As federal stimulus money begins to be portioned out for creating a nationwide network of electronic medical records (EMRs), agencies seeking federal stimulus money for them may want to follow the advice of Cynthia Green-Edwards, the director of the Data Management Division of the Michigan Department of Community Health (MDCH), and deploy a data warehouse in conjunction with those records. A data warehouse stores various databases and can compare databases to produce analytics.
The health databases states keep on citizens could provide a case for deploying data warehouse projects in conjunction with stimulus-funded EMR projects, according to Shelby Solomon, executive vice president of Ingenix, the vendor that provided Michigan's data warehouse. State-generated health databases could be connected to EMRs via the data warehouses to give doctors more complete information. For example, Michigan has registries of citizen immunizations and children who have been tested for lead poisoning. The state plans to use its data warehouse for just that purpose if it receives EMR stimulus money. Vendors are waiting to see whether or not states can use stimulus money to fund data warehouse components of EMR projects.
Once a state has the data warehouse, it can use the tool to perform other helpful analytics, like examining Medicaid databases to cut costs and improve care, Green-Edwards said. Michigan began aggressively comparing Medicaid-related records within its data warehouse in 2003 and erased $200 million in annual health-care costs. Most of that savings came from reclaiming money improperly paid to health-care providers. For example, the MDCH compared a database of Medicaid payments to providers and a database of the insurance individual patients had in addition to Medicaid. This revealed cases in which patients paid for services with Medicaid when they had other insurance that was able to cover those services. In these cases, the MDCH either filed a claim with the insurance company in question or reclaimed the money directly from the provider. That left the private provider to file its own claim with the insurance company.
The data warehouse uncovered numerous forms of fraud, like providers charging Medicaid for treating deceased patients. One of Michigan's databases is a death-certificate registry. However, a death certificate takes a while after the person dies to reach the MDCH, explained Green-Edwards. That produces a window of time in which the agency can pay unknowingly for services to dead people. Once the death certificate arrives, however, the MDCH compares it to the database of payments and goes after the fraudulent claims. Before the agency's data warehouse, those claims usually fell through the cracks, Green-Edwards reported.
"We had a very old Medicaid system for claims payments. We were very limited in what we could do," she said.

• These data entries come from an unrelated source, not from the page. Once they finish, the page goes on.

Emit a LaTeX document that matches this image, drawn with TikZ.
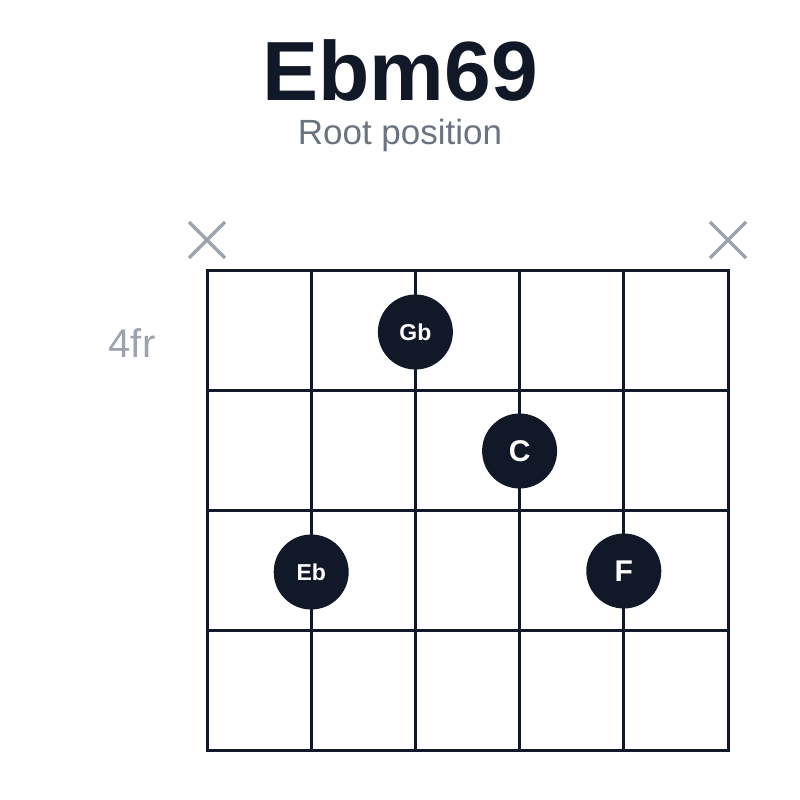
\documentclass[tikz,border=0pt]{standalone}
\usepackage{fontspec}
\setmainfont{Liberation Sans}
\definecolor{ink}{HTML}{111827}
\definecolor{subgray}{HTML}{6B7280}
\definecolor{mutegray}{HTML}{9CA3AF}
\tikzset{
  fretline/.style={ink, line width=3pt},
  chorddot/.style={circle, fill=ink, minimum size=75pt, inner sep=0pt, text=white, font=\fontsize{23}{23}\selectfont\bfseries},
  mutemark/.style={mutegray, line width=3.5pt},
}
\begin{document}
\begin{tikzpicture}[x=1pt, y=-1pt]
\useasboundingbox (0,0) rectangle (800,800);
\node[font=\fontsize{84}{84}\selectfont\bfseries, text=ink] (title) at (400,70) {Ebm69};
\node[font=\fontsize{35}{35}\selectfont, text=subgray] (subtitle) at (400,135) {Root position};
\node[font=\fontsize{40}{40}\selectfont, text=mutegray] (fretnum) at (132,343) {4fr};
% strings and frets
\foreach \s in {0,...,5}
  \draw[fretline] (207+104.2*\s,270) -- (207+104.2*\s,750);
\foreach \f in {0,...,4}
  \draw[fretline] (205.5,270+120*\f) -- (729.5,270+120*\f);
% muted strings
\foreach \s in {0,5}
  \draw[mutemark] (207+104.2*\s-18,222) -- ++(36,36) (207+104.2*\s+18,222) -- ++(-36,36);
% fingered notes
\node[chorddot] (gb) at (415.4,332) {Gb};
\node[chorddot, font=\fontsize{30}{30}\selectfont\bfseries] (c) at (519.6,451) {C};
\node[chorddot] (eb) at (311.2,572) {Eb};
\node[chorddot, font=\fontsize{30}{30}\selectfont\bfseries] (f) at (623.8,571) {F};
\end{tikzpicture}
\end{document}
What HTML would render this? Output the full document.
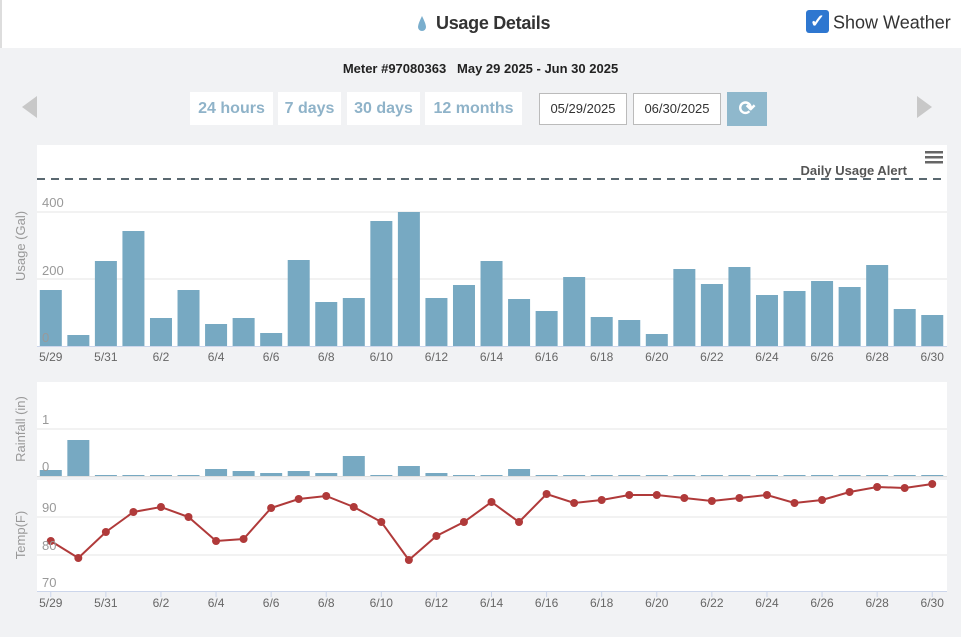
<!DOCTYPE html>
<html><head><meta charset="utf-8">
<style>
body{margin:0;width:961px;height:637px;background:#f1f2f4;font-family:"Liberation Sans",sans-serif;position:relative;overflow:hidden}
.top{position:absolute;left:0;top:0;width:961px;height:48px;background:#fff;border-left:2px solid #ddd;box-sizing:border-box}
.title{position:absolute;left:436px;top:13px;font-size:18px;font-weight:bold;color:#333;letter-spacing:-0.3px}
.sw{position:absolute;left:806px;top:12px;font-size:18px;color:#333}
.cb{display:inline-block;width:23px;height:23px;background:#2e77d0;border-radius:3px;vertical-align:middle;color:#fff;text-align:center;line-height:23px;font-weight:bold;margin-right:4px;position:relative;top:-2px}
.meter{position:absolute;left:0;width:961px;top:61px;text-align:center;font-size:13px;font-weight:bold;color:#222}
.btn{position:absolute;top:92px;height:33px;background:#fff;color:#8fb3c9;font-weight:bold;font-size:16px;line-height:33px;text-align:center}
.inp{position:absolute;top:93px;height:32px;width:88px;background:#fff;border:1px solid #bbb;box-sizing:border-box;font-size:13px;color:#333;line-height:30px;text-align:center}
</style></head><body>
<div class="top"></div>
<div class="title">Usage Details</div>
<div class="sw"><span class="cb">✓</span>Show Weather</div>
<div class="meter">Meter #97080363 &nbsp;&nbsp;May 29 2025 - Jun 30 2025</div>
<svg style="position:absolute;left:0;top:0" width="961" height="637">
<path d="M422,16 Q418,24 418,27 A4,4 0 0 0 426,27 Q426,24 422,16Z" fill="#7aaecd"/>
<polygon points="37,96 22,107 37,118" fill="#c8c8c8"/>
<polygon points="917,96 932,107 917,118" fill="#c8c8c8"/>
</svg>
<div class="btn" style="left:190px;width:83px">24 hours</div>
<div class="btn" style="left:278px;width:63px">7 days</div>
<div class="btn" style="left:347px;width:73px">30 days</div>
<div class="btn" style="left:425px;width:97px">12 months</div>
<div class="inp" style="left:539px">05/29/2025</div>
<div class="inp" style="left:633px">06/30/2025</div>
<div class="btn" style="left:727px;width:40px;top:92px;height:34px;background:#8fb8cc;color:#fff;font-size:20px;line-height:34px">⟳</div>
<svg id="c" style="position:absolute;left:0;top:0" width="961" height="637"></svg>
<script>
var u=[290,335,261,231,318,290,324,318,333,260,302,298,221,212,298,285,261,299,311,277,317,320,334,269,284,267,295,291,281,287,265,309,315];
var r=[470,440,475,475,475,475,469,471,473,471,473,456,475,466,473,475,475,469,475,475,475,475,475,475,475,475,475,475,475,475,475,475,475];
var t=[541,558,532,512,507,517,541,539,508,499,496,507,522,560,536,522,502,522,494,503,500,495,495,498,501,498,495,503,500,492,487,488,484];
var labels=["5/29","5/31","6/2","6/4","6/6","6/8","6/10","6/12","6/14","6/16","6/18","6/20","6/22","6/24","6/26","6/28","6/30"];
var cw=909/33,s='';
s+='<rect x="37" y="145" width="910" height="202" fill="#fff"/>';
s+='<rect x="37" y="382" width="910" height="95" fill="#fff"/>';
s+='<rect x="37" y="480" width="910" height="112" fill="#fff"/>';
[212,279].forEach(function(y){s+='<line x1="37" x2="947" y1="'+y+'" y2="'+y+'" stroke="#e4e4e4"/>'});
s+='<line x1="37" x2="947" y1="429" y2="429" stroke="#e4e4e4"/>';
[517,555].forEach(function(y){s+='<line x1="37" x2="947" y1="'+y+'" y2="'+y+'" stroke="#e4e4e4"/>'});
s+='<line x1="37" x2="947" y1="346.5" y2="346.5" stroke="#ccd6eb"/>';
s+='<line x1="37" x2="947" y1="476.5" y2="476.5" stroke="#e0e0e0"/>';
s+='<line x1="37" x2="947" y1="591.5" y2="591.5" stroke="#ccd6eb"/>';
for(var i=0;i<33;i++){var x=37+cw*i+2.8;
s+='<rect x="'+x+'" y="'+u[i]+'" width="22" height="'+(346-u[i])+'" fill="#77a9c2"/>';
s+='<rect x="'+x+'" y="'+r[i]+'" width="22" height="'+(476-r[i])+'" fill="#77a9c2"/>';}
var pts=t.map(function(y,i){return (37+cw*(i+.5))+','+y}).join(' ');
s+='<polyline points="'+pts+'" fill="none" stroke="#b03a3a" stroke-width="2"/>';
t.forEach(function(y,i){s+='<circle cx="'+(37+cw*(i+.5))+'" cy="'+y+'" r="4" fill="#b03a3a"/>'});
s+='<line x1="37" x2="942" y1="179" y2="179" stroke="#5a6870" stroke-width="2" stroke-dasharray="8,6"/>';
s+='<text x="907" y="175" text-anchor="end" font-size="13" font-weight="bold" fill="#555">Daily Usage Alert</text>';
[152,157,162].forEach(function(y){s+='<rect x="925" y="'+(y-1)+'" width="18" height="2.5" fill="#666"/>'});
var tl='font-size="13" fill="#999"';
s+='<text x="42" y="207" '+tl+'>400</text><text x="42" y="275" '+tl+'>200</text><text x="42" y="342" '+tl+'>0</text>';
s+='<text x="42" y="424" '+tl+'>1</text><text x="42" y="471" '+tl+'>0</text>';
s+='<text x="42" y="512" '+tl+'>90</text><text x="42" y="550" '+tl+'>80</text><text x="42" y="587" '+tl+'>70</text>';
s+='<text transform="translate(25,246) rotate(-90)" text-anchor="middle" font-size="13" fill="#999">Usage (Gal)</text>';
s+='<text transform="translate(25,429) rotate(-90)" text-anchor="middle" font-size="13" fill="#999">Rainfall (in)</text>';
s+='<text transform="translate(25,535) rotate(-90)" text-anchor="middle" font-size="13" fill="#999">Temp(F)</text>';
labels.forEach(function(l,k){var cx=37+cw*(2*k+.5);
s+='<text x="'+cx+'" y="361" text-anchor="middle" font-size="12" fill="#666">'+l+'</text>';
s+='<text x="'+cx+'" y="607" text-anchor="middle" font-size="12" fill="#666">'+l+'</text>';
s+='<line x1="'+cx+'" x2="'+cx+'" y1="592" y2="597" stroke="#ccd6eb"/>';});
document.getElementById('c').innerHTML=s;
</script>
</body></html>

A side benefit of the project was that it improved the accuracy of the MDCH's records, commented Green-Edwards. After comparing the database of children tested for lead poisoning to the database of Medicaid patients, many children on Medicaid appeared to have never had lead-poisoning tests. However, a closer look showed those children often were on the lead-poisoning database, but the identifying information used for comparison was wrong either on the lead-poisoning database or Medicaid database. For example, the first and last names were sometimes entered backwards in one of the databases, or one database had the Social Security number wrong. Other times the date of birth or gender in one of the databases was incorrect.
"The whole process helps you clean up your data," Green-Edwards said.